When designing virtual-reality training programs for equipment operators, Serious Labs works to simulate as much of the real-life experience as possible.

“With VR, we can put someone at height to see if they can work at height—really take them to the edge of danger,” says Jim Colvin, CEO of Serious Labs. The company has spent more than a decade developing both 2D and VR training simulations for the energy, mining and construction industries. But recent investments by United Rentals and other construction-related firms have spurred it to expand vastly its construction-equipment VR training offerings.

Currently, the company offers training modules for aerial work platforms and mobile cranes, where trainees wear a VR headset and manipulate controls identical to those found on actual equipment.

“Right now, we have over 200 activities for a crane operator to experience, and our library is growing all the time,” says Colvin. With United Rentals’ investment, Serious Labs is building simulators for forklifts, skid steers and dozers. “Our team is working on the physics of how dirt behaves so we can be accurate during earthmoving simulations,” he says.

Working within the confines of simulated equipment cabs or work platforms is just one approach. The company also is developing a collaborative VR training environment, called One Room, that will let multiple users work in the same space.

“You can have two or 20 users work together in any environment we can build,” says Wade Carson, director of business development. “We could have an instructor record the correct sequence of doing something and play it back for others.”

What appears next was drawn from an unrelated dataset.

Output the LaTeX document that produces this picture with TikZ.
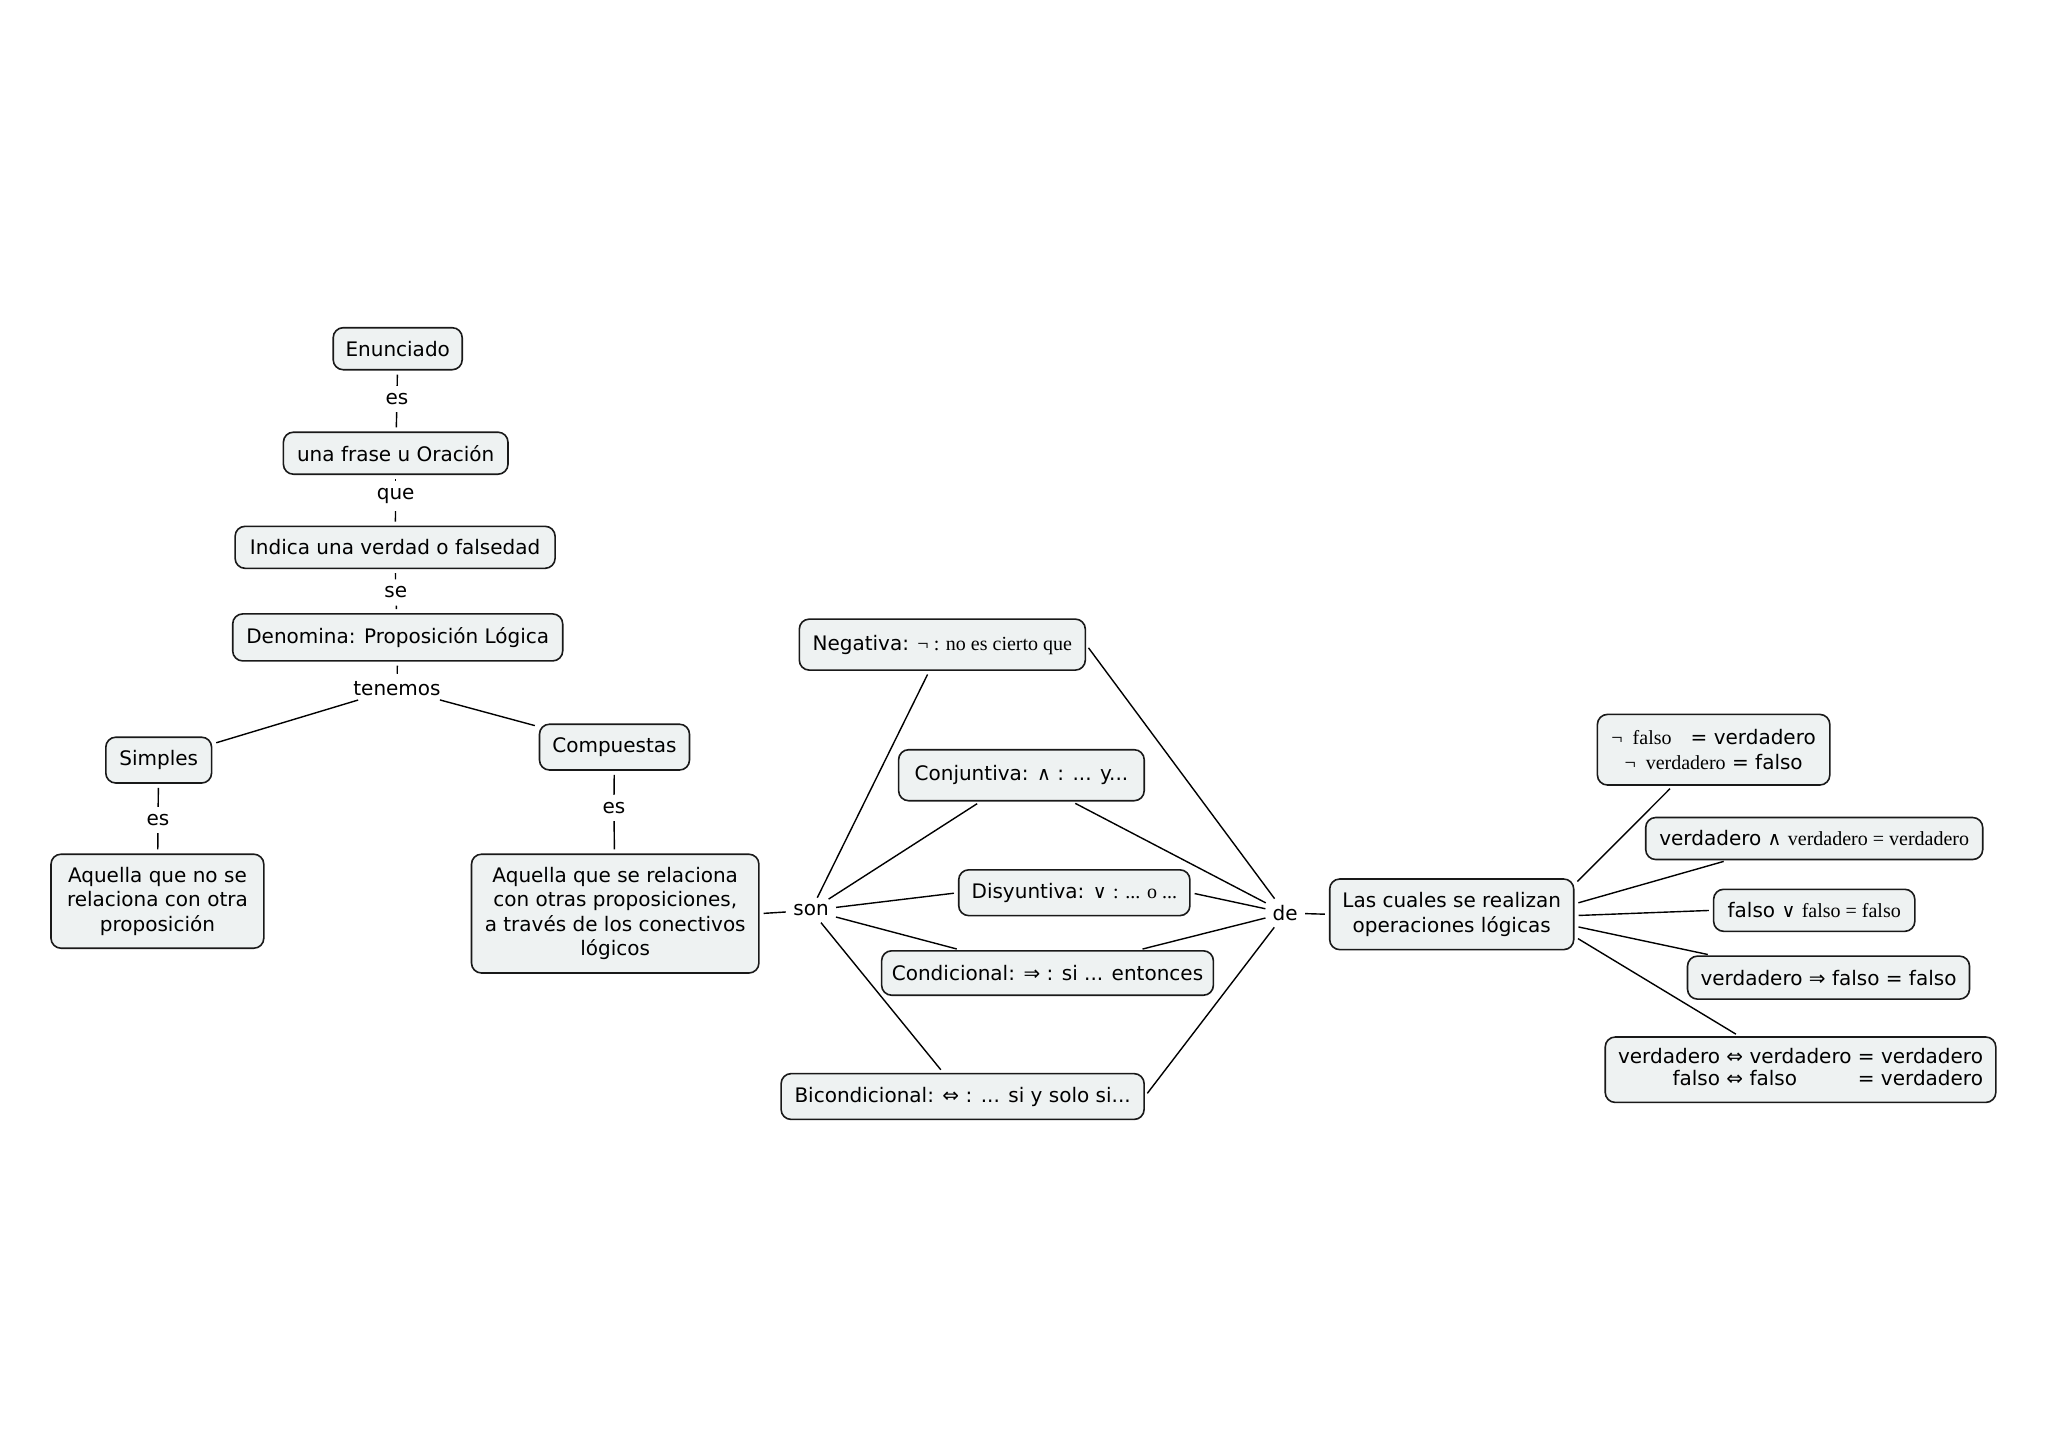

The International Union of Painters and Allied Trades is now using Serious Labs’ VR training for aerial work platforms. The union also has expressed 
interest in the One Room concept.

“It’s hard to get people on site and train on real equipment,” says John Burcaw, strategic initiatives coordinator for IUPAT’s Finishing Trades Institute (FTI). “When I came up in the trade, the boss handed me the keys and said, ‘Don’t die today,’ ” he recalls. “With VR, we can augment how we train workers and get them more ready for the field.”

So far, FTI has focused on the VR modules for aerial work platforms, teaching younger workers how to steer and maneuver the machines in confined spaces and busy jobsites. “The platform has actuators, and it captures the subtle motions of the basket when the boom moves. We have workers afraid of heights, and they get off real quickly!” says Burcaw. “We’d like to see this sort of equipment-familiarization become a standard part of our training.”

“With VR, we can train someone new to the field on the safe use of aerial work platforms in a completely safe environment,” says Kenneth Rigmaiden, IUPAT general president. “The Serious Labs technology we’re using today could easily be the beginning of a new way of training craftworkers. There are truly endless possibilities for this technology in training.

The text of this article was updated on Oct. 25, 2017 to reflect new information.